● **WHAT NEEDS TO BE DONE**: Write out all the lines again, precisely as they stand, but without the images.

● **SOURCE EXCERPT**:
** Begin **
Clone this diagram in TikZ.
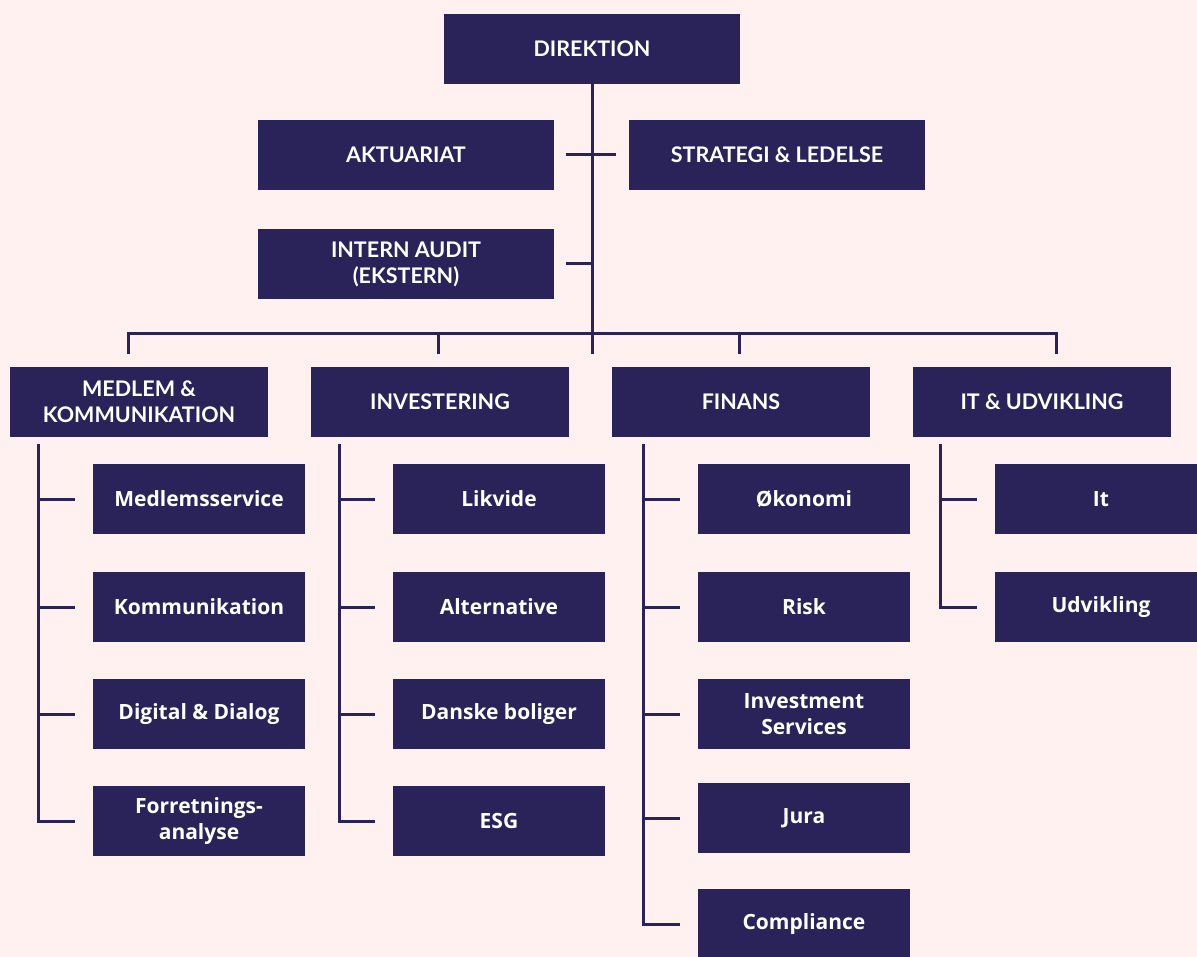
\documentclass[tikz,border=0pt]{standalone}
\usepackage{fontspec}
\setmainfont{Lato}
\newfontfamily\unitfont{Open Sans}
\usepackage{tikz}
\usetikzlibrary{positioning,calc}
\definecolor{navy}{HTML}{29235A}
\definecolor{blush}{HTML}{FEF1F0}
\begin{document}
\begin{tikzpicture}[x=1pt,y=-1pt,
    box/.style={fill=navy,text=white,minimum height=70pt,inner sep=0pt,align=center,
      font=\fontsize{21.5}{26}\selectfont\bfseries},
    topbox/.style={box,minimum width=296pt},
    deptbox/.style={box,minimum width=258pt},
    unitbox/.style={box,minimum width=212pt,
      font=\unitfont\fontsize{21}{26}\selectfont\bfseries},
    link/.style={draw=navy,line width=3pt}]
        \useasboundingbox (0,0) rectangle (1197,957);
        \clip (0,0) rectangle (1197,957);
        \fill [blush] (0,0) rectangle (1197,957);

        % top level
        \node [topbox] (dir) at (592,49) {DIREKTION};
        \node [topbox] (akt) at (406,155) {AKTUARIAT};
        \node [topbox] (strat) at (777,155) {STRATEGI \& LEDELSE};
        \node [topbox] (audit) at (406,264) {INTERN AUDIT\\(EKSTERN)};

        \coordinate (tr) at (592,354);
        \coordinate (bar) at (592,334);
        \draw [link] (dir.south) -- (tr);
        \draw [link,shorten >=12pt] (dir.south |- akt.east) -- (akt.east);
        \draw [link,shorten >=13pt] (dir.south |- strat.west) -- (strat.west);
        \draw [link,shorten >=12pt] (dir.south |- audit.east) -- (audit.east);

        % departments
        \node [deptbox] (medlem) at (139,402) {MEDLEM \&\\KOMMUNIKATION};
        \node [deptbox] (invest) at (440,402) {INVESTERING};
        \node [deptbox] (finans) at (741,402) {FINANS};
        \node [deptbox] (itudv) at (1042,402) {IT \& UDVIKLING};

        \coordinate (k1) at (128,354);
        \coordinate (k2) at (438,354);
        \coordinate (k3) at (739,354);
        \coordinate (k4) at (1056,354);
        \draw [link] (k1) |- (bar) -| (k4);
        \draw [link] (k2) -- (k2 |- bar);
        \draw [link] (k3) -- (k3 |- bar);

        % units
        \node [unitbox] (m1) at (199,499) {Medlemsservice};
        \node [unitbox] (m2) at (199,607) {Kommunikation};
        \node [unitbox] (m3) at (199,714) {Digital \& Dialog};
        \node [unitbox] (m4) at (199,821) {Forretnings-\\analyse};

        \node [unitbox] (i1) at (499,499) {Likvide};
        \node [unitbox] (i2) at (499,607) {Alternative};
        \node [unitbox] (i3) at (499,714) {Danske boliger};
        \node [unitbox] (i4) at (499,821) {ESG};

        \node [unitbox] (f1) at (804,499) {Økonomi};
        \node [unitbox] (f2) at (804,607) {Risk};
        \node [unitbox] (f3) at (804,714) {Investment\\Services};
        \node [unitbox] (f4) at (804,818) {Jura};
        \node [unitbox] (f5) at (804,924) {Compliance};

        \node [unitbox] (u1) at (1101,499) {It};
        \node [unitbox] (u2) at (1101,607) {Udvikling};

        \coordinate (ms) at (38,444);
        \coordinate (is) at (339,444);
        \coordinate (fs) at (643,444);
        \coordinate (us) at (940,444);

        \draw [link,shorten >=18pt] (ms) |- (m4.west);
        \foreach \n in {m1,m2,m3}
          \draw [link,shorten >=18pt] (ms |- \n.west) -- (\n.west);
        \draw [link,shorten >=18pt] (is) |- (i4.west);
        \foreach \n in {i1,i2,i3}
          \draw [link,shorten >=18pt] (is |- \n.west) -- (\n.west);
        \draw [link,shorten >=18pt] (fs) |- (f5.west);
        \foreach \n in {f1,f2,f3,f4}
          \draw [link,shorten >=18pt] (fs |- \n.west) -- (\n.west);
        \draw [link,shorten >=18pt] (us) |- (u2.west);
        \draw [link,shorten >=18pt] (us |- u1.west) -- (u1.west);
      \end{tikzpicture}
\end{document}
** End **
● **TASK SOLUTION**:
Clone this diagram in TikZ.
\documentclass[tikz,border=0pt]{standalone}
\usepackage{fontspec}
\setmainfont{Lato}
\newfontfamily\unitfont{Open Sans}
\usepackage{tikz}
\usetikzlibrary{positioning,calc}
\definecolor{navy}{HTML}{29235A}
\definecolor{blush}{HTML}{FEF1F0}
\begin{document}
\begin{tikzpicture}[x=1pt,y=-1pt,
    box/.style={fill=navy,text=white,minimum height=70pt,inner sep=0pt,align=center,
      font=\fontsize{21.5}{26}\selectfont\bfseries},
    topbox/.style={box,minimum width=296pt},
    deptbox/.style={box,minimum width=258pt},
    unitbox/.style={box,minimum width=212pt,
      font=\unitfont\fontsize{21}{26}\selectfont\bfseries},
    link/.style={draw=navy,line width=3pt}]
        \useasboundingbox (0,0) rectangle (1197,957);
        \clip (0,0) rectangle (1197,957);
        \fill [blush] (0,0) rectangle (1197,957);

        % top level
        \node [topbox] (dir) at (592,49) {DIREKTION};
        \node [topbox] (akt) at (406,155) {AKTUARIAT};
        \node [topbox] (strat) at (777,155) {STRATEGI \& LEDELSE};
        \node [topbox] (audit) at (406,264) {INTERN AUDIT\\(EKSTERN)};

        \coordinate (tr) at (592,354);
        \coordinate (bar) at (592,334);
        \draw [link] (dir.south) -- (tr);
        \draw [link,shorten >=12pt] (dir.south |- akt.east) -- (akt.east);
        \draw [link,shorten >=13pt] (dir.south |- strat.west) -- (strat.west);
        \draw [link,shorten >=12pt] (dir.south |- audit.east) -- (audit.east);

        % departments
        \node [deptbox] (medlem) at (139,402) {MEDLEM \&\\KOMMUNIKATION};
        \node [deptbox] (invest) at (440,402) {INVESTERING};
        \node [deptbox] (finans) at (741,402) {FINANS};
        \node [deptbox] (itudv) at (1042,402) {IT \& UDVIKLING};

        \coordinate (k1) at (128,354);
        \coordinate (k2) at (438,354);
        \coordinate (k3) at (739,354);
        \coordinate (k4) at (1056,354);
        \draw [link] (k1) |- (bar) -| (k4);
        \draw [link] (k2) -- (k2 |- bar);
        \draw [link] (k3) -- (k3 |- bar);

        % units
        \node [unitbox] (m1) at (199,499) {Medlemsservice};
        \node [unitbox] (m2) at (199,607) {Kommunikation};
        \node [unitbox] (m3) at (199,714) {Digital \& Dialog};
        \node [unitbox] (m4) at (199,821) {Forretnings-\\analyse};

        \node [unitbox] (i1) at (499,499) {Likvide};
        \node [unitbox] (i2) at (499,607) {Alternative};
        \node [unitbox] (i3) at (499,714) {Danske boliger};
        \node [unitbox] (i4) at (499,821) {ESG};

        \node [unitbox] (f1) at (804,499) {Økonomi};
        \node [unitbox] (f2) at (804,607) {Risk};
        \node [unitbox] (f3) at (804,714) {Investment\\Services};
        \node [unitbox] (f4) at (804,818) {Jura};
        \node [unitbox] (f5) at (804,924) {Compliance};

        \node [unitbox] (u1) at (1101,499) {It};
        \node [unitbox] (u2) at (1101,607) {Udvikling};

        \coordinate (ms) at (38,444);
        \coordinate (is) at (339,444);
        \coordinate (fs) at (643,444);
        \coordinate (us) at (940,444);

        \draw [link,shorten >=18pt] (ms) |- (m4.west);
        \foreach \n in {m1,m2,m3}
          \draw [link,shorten >=18pt] (ms |- \n.west) -- (\n.west);
        \draw [link,shorten >=18pt] (is) |- (i4.west);
        \foreach \n in {i1,i2,i3}
          \draw [link,shorten >=18pt] (is |- \n.west) -- (\n.west);
        \draw [link,shorten >=18pt] (fs) |- (f5.west);
        \foreach \n in {f1,f2,f3,f4}
          \draw [link,shorten >=18pt] (fs |- \n.west) -- (\n.west);
        \draw [link,shorten >=18pt] (us) |- (u2.west);
        \draw [link,shorten >=18pt] (us |- u1.west) -- (u1.west);
      \end{tikzpicture}
\end{document}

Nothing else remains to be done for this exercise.